The United Nations Relief and Works Agency (UNRWA) estimates that the conflict has created more than 1.5 million Palestinian refugees. They live in 58 recognised Palestinian refugee camps in Jordan, Lebanon, Syria, the Gaza Strip and the West Bank, including East Jerusalem. 


The BBC and Human Rights Watch along with other HR organisations had accused Israel in January 2009 of using phosphorus shells (a banned substance) on Palestinian civilian targets. The ruling of the International Criminal Court (ICC) therefore, that it does have jurisdiction over grave crimes committed in occupied Palestinian territory is a watershed in the Palestinians’ search for justice. It is indeed the first tiny flicker of hope for justice to the long oppressed Palestinian people.

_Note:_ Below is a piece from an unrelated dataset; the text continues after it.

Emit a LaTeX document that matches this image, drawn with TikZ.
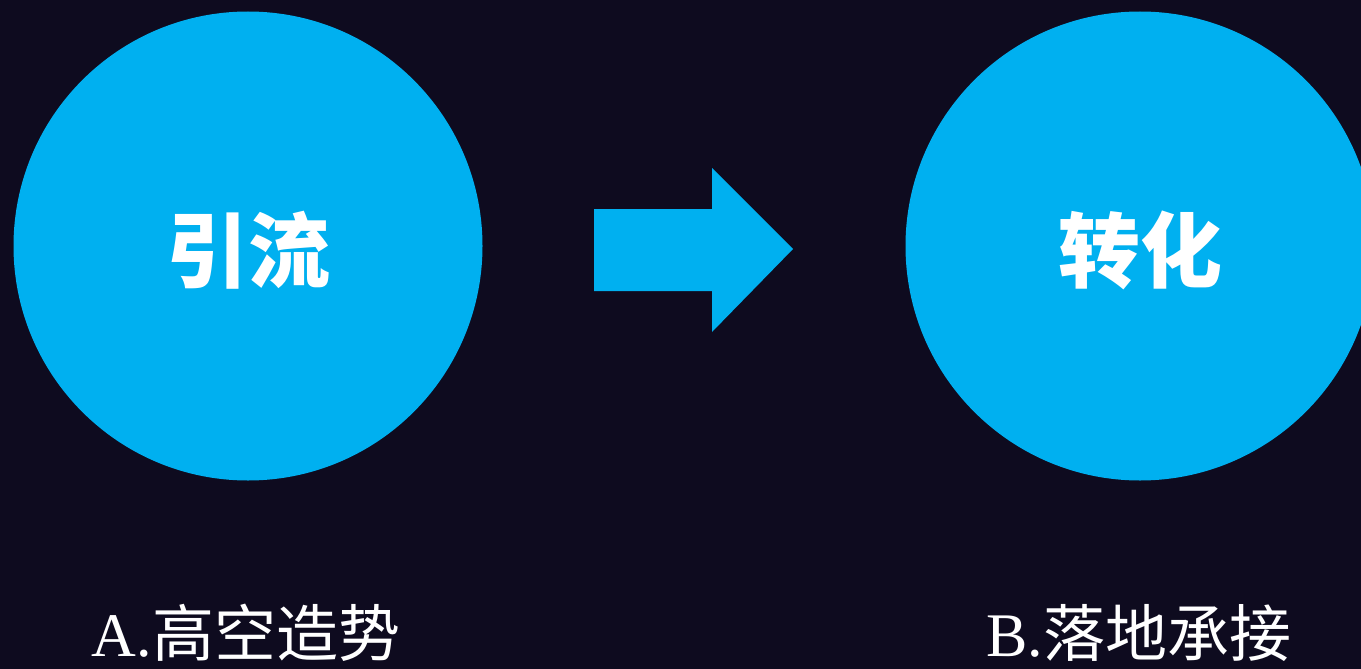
\documentclass[tikz,border=0pt]{standalone}
\usepackage{fontspec}
\setmainfont{Liberation Serif}
\newfontfamily\cjk{Noto Sans CJK SC}
\definecolor{bgdark}{HTML}{0E0B1F}
\definecolor{cyanfill}{HTML}{00B0F0}
\begin{document}
\begin{tikzpicture}[x=1pt,y=-1pt,
  bubble/.style={circle,fill=cyanfill,minimum size=469pt,inner sep=0pt},
  bubbletext/.style={text=white,font={\cjk\bfseries\fontsize{82}{82}\selectfont}},
  caption/.style={text=white,inner sep=0pt,font={\fontsize{62}{62}\selectfont}}]
\useasboundingbox (0,0) rectangle (1361,669);
\clip (0,0) rectangle (1361,669);
\fill[bgdark] (0,0) rectangle (1361,669);
\node[bubble] (left) at (248,246) {};
\node[bubble] (right) at (1140,246) {};
\node[bubbletext] (lt) at (left.center) [yshift=-4pt] {引流};
\node[bubbletext] (rt) at (right.center) [yshift=-4pt] {转化};
\fill[cyanfill] (594,209) -- (712,209) -- (712,168) -- (793,249) -- (712,332) -- (712,291) -- (594,291) -- cycle;
\node[caption,anchor=center] (la) at (246,633) {A.{\cjk 高空造势}};
\node[caption,anchor=center] (lb) at (1139,633) {B.{\cjk 落地承接}};
\end{tikzpicture}
\end{document}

While the United Nations has taken a small step towards confronting big power interests; the ruling itself is a giant step forward in mankind’s quest to hold war criminals and their ilk, (especially those backed by powerful geo-political forces) that they can no longer commit crimes against humanity with impunity by ‘hiding behind the skirts’ of their masters.


Sadly, the action of the ICC to investigate alleged Israeli War Crimes and Crimes Against Humanity against the Palestinians, is opposed not only by Israel, but by the US and other so-called western democracies. These countries, portray themselves as defenders of democracy and human rights. But, despite all evidence to the contrary, they refuse to condemn even in the mildest terms Israel’s belligerency and its continued illegal actions against the Palestinian people.


All right thinking people condemned the use of barrel bombs by Syrian leader Assad during the civil war in that country. But the ‘champions of human rights worldwide’ led by the US are unwilling to investigate and hold responsible those Israelis behind the phosphorus bomb attacks and other crimes against Palestinian civilians.
Even worse, the US Democratic Party which condemned ex-President Donald Trump’s shifting of the US embassy in Israel to Jerusalem, has made no effort to move away from this decision. Even worse the present Biden administration was the first to condemn the action of the ICC to investigate Israeli crimes in Palestine.